Give, as a bare number, the count of lines that contain the word "code".

<<<<

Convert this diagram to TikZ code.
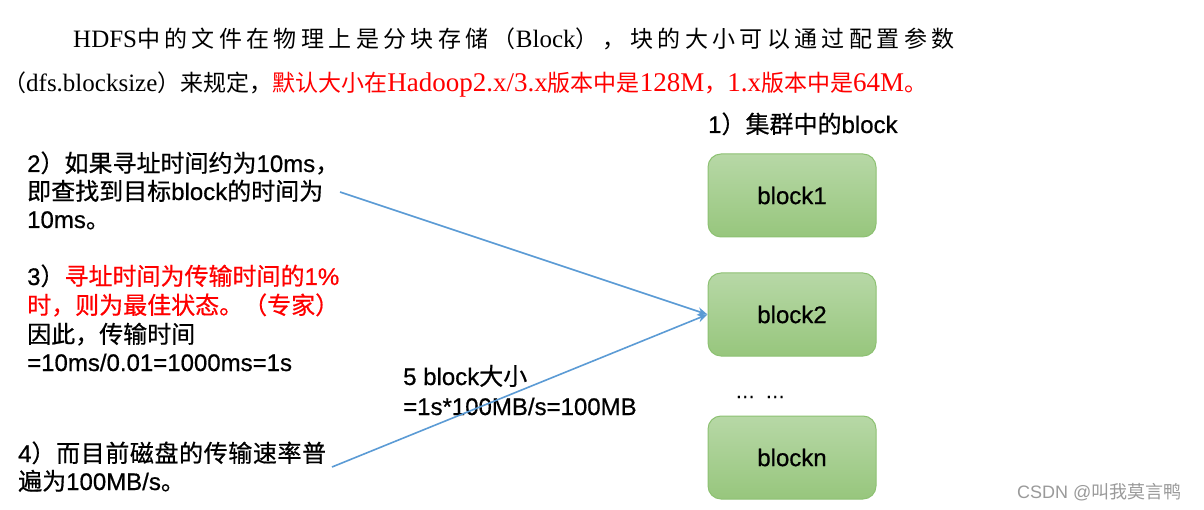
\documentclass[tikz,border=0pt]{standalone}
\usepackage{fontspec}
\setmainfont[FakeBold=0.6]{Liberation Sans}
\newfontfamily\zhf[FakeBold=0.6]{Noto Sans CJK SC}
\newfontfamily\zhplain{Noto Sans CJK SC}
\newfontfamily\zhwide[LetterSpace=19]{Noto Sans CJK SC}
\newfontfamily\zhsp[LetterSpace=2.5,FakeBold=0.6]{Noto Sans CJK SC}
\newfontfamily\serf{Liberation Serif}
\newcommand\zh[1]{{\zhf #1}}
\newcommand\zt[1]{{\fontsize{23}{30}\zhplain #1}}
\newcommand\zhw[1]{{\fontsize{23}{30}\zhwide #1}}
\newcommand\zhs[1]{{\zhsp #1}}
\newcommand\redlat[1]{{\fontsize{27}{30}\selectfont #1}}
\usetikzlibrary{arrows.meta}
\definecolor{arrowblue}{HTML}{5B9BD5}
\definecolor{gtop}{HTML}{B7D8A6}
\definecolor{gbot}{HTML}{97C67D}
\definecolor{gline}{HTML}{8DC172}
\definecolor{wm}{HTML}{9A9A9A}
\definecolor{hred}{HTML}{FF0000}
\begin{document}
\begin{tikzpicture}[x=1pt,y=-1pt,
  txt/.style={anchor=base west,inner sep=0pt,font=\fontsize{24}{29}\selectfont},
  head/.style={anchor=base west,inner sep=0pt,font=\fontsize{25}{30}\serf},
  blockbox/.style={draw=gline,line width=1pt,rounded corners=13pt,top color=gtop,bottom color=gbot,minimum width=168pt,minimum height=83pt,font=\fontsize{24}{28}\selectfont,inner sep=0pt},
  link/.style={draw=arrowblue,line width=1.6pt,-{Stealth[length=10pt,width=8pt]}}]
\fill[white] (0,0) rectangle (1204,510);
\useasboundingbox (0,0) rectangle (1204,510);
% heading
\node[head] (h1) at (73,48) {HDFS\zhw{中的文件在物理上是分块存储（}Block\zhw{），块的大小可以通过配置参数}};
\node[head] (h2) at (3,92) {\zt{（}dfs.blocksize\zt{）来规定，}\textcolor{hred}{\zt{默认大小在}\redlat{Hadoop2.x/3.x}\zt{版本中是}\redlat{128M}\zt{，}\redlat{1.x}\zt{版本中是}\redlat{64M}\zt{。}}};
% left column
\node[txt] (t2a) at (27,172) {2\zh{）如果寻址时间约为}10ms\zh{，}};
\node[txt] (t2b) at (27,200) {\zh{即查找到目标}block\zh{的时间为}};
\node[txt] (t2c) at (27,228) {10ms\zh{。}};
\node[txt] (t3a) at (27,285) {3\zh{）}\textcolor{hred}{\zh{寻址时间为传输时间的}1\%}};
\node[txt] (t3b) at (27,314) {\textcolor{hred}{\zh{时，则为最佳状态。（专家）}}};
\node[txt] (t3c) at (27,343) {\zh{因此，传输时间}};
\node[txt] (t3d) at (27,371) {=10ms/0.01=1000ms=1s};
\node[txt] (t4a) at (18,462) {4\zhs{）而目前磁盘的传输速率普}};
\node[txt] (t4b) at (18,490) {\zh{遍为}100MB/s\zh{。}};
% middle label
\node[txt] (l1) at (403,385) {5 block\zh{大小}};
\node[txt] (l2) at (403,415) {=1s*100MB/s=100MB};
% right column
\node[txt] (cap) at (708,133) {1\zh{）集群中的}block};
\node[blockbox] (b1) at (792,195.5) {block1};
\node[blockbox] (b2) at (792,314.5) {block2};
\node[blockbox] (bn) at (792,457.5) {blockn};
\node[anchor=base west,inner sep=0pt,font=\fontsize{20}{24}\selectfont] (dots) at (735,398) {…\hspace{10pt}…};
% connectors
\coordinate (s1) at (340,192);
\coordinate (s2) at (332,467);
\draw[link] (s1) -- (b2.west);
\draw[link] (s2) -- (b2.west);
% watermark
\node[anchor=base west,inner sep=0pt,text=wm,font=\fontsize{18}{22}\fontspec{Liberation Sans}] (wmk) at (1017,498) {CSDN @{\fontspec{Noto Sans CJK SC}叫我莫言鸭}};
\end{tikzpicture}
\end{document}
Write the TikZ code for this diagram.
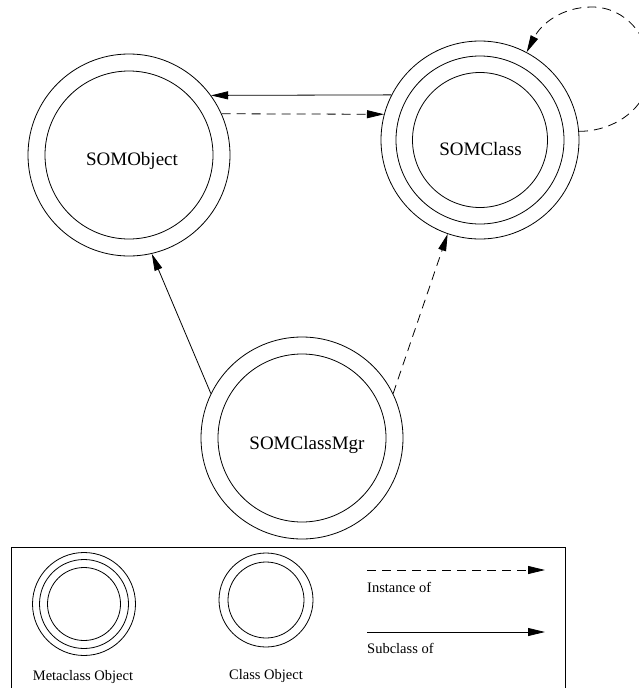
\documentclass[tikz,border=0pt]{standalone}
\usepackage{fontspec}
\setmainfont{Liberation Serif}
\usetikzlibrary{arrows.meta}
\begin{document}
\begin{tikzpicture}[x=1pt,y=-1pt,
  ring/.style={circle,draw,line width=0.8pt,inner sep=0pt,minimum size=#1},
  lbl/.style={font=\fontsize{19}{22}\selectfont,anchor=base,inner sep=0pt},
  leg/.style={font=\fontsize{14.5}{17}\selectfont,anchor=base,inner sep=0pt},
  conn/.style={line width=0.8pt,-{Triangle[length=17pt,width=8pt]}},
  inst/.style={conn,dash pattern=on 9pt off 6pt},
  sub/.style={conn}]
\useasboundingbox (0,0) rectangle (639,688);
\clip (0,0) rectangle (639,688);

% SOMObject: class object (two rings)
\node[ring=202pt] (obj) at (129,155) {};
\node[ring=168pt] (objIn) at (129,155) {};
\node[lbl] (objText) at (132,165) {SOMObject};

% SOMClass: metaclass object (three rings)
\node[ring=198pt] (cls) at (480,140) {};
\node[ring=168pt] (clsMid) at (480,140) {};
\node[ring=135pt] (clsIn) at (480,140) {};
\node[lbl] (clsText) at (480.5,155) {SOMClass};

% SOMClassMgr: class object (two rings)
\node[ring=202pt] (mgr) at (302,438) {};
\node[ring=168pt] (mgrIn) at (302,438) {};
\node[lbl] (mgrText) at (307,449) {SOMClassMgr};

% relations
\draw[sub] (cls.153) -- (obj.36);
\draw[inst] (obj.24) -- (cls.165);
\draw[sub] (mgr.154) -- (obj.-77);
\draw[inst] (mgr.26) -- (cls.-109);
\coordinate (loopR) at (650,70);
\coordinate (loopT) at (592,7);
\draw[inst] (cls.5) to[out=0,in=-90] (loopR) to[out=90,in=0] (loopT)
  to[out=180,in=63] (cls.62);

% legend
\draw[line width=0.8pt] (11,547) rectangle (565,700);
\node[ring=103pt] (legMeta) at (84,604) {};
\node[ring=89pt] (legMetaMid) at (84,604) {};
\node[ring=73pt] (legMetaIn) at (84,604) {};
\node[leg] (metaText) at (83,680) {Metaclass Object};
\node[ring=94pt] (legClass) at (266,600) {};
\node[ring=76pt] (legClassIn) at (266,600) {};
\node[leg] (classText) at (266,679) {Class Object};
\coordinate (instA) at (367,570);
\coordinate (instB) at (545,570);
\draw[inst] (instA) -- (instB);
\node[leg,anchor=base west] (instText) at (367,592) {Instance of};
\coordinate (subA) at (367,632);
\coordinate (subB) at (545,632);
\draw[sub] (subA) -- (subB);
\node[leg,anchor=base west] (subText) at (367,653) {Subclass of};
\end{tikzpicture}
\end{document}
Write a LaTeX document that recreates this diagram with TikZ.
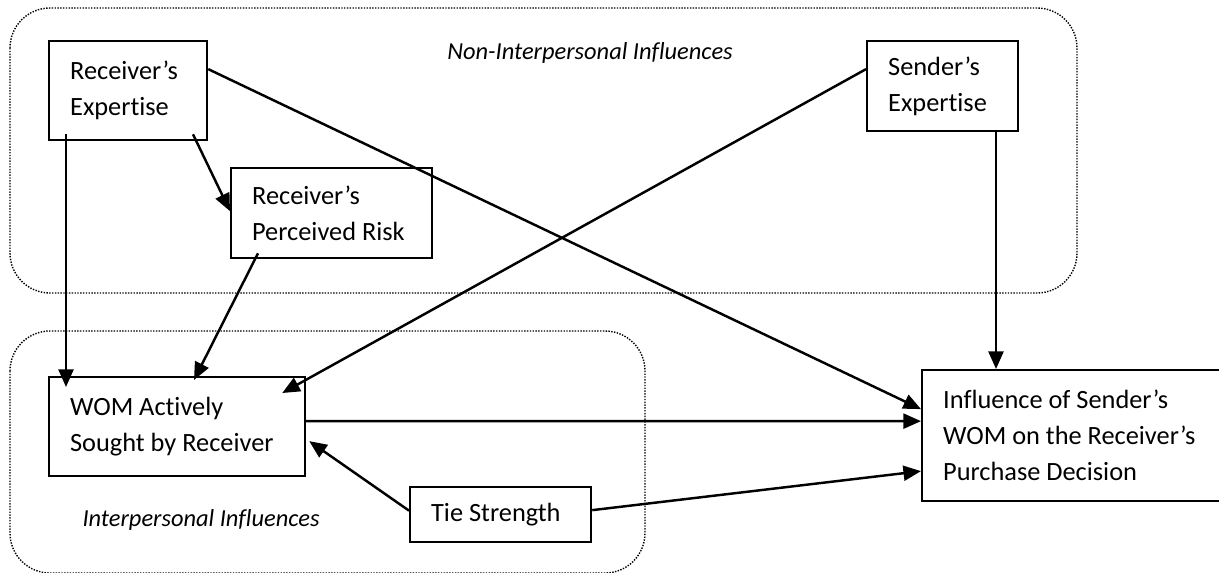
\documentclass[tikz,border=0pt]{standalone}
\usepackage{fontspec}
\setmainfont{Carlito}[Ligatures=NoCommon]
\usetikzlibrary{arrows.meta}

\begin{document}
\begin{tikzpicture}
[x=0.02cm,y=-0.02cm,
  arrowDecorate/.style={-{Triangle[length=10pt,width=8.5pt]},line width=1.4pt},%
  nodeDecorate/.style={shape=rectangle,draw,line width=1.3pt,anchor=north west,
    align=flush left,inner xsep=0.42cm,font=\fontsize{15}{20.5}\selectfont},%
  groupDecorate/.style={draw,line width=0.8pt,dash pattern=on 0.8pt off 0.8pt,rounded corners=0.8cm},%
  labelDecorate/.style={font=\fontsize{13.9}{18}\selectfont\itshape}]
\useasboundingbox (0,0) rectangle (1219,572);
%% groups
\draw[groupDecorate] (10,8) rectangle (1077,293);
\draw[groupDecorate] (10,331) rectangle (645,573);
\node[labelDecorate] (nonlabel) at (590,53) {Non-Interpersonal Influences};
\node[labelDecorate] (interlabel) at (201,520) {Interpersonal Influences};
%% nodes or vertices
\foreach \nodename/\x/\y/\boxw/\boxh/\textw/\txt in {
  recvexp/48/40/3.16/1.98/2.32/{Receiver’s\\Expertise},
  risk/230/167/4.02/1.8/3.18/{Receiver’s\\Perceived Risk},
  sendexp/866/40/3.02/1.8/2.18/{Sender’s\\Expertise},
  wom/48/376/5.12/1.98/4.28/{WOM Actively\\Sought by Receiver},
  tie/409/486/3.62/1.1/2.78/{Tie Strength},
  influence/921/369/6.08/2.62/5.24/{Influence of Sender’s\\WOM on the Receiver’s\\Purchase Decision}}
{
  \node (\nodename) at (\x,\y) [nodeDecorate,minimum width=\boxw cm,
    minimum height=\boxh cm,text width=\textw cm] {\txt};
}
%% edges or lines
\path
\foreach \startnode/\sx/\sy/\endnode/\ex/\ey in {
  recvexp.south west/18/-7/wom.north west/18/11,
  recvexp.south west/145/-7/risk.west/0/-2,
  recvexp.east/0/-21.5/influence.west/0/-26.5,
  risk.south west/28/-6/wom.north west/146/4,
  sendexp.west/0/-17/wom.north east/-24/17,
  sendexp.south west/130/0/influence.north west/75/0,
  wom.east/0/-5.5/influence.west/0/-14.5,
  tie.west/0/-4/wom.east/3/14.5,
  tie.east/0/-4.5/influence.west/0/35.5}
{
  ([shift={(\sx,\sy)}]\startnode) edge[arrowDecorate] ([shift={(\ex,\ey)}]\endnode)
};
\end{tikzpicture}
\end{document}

>>>>

■ Written reply
2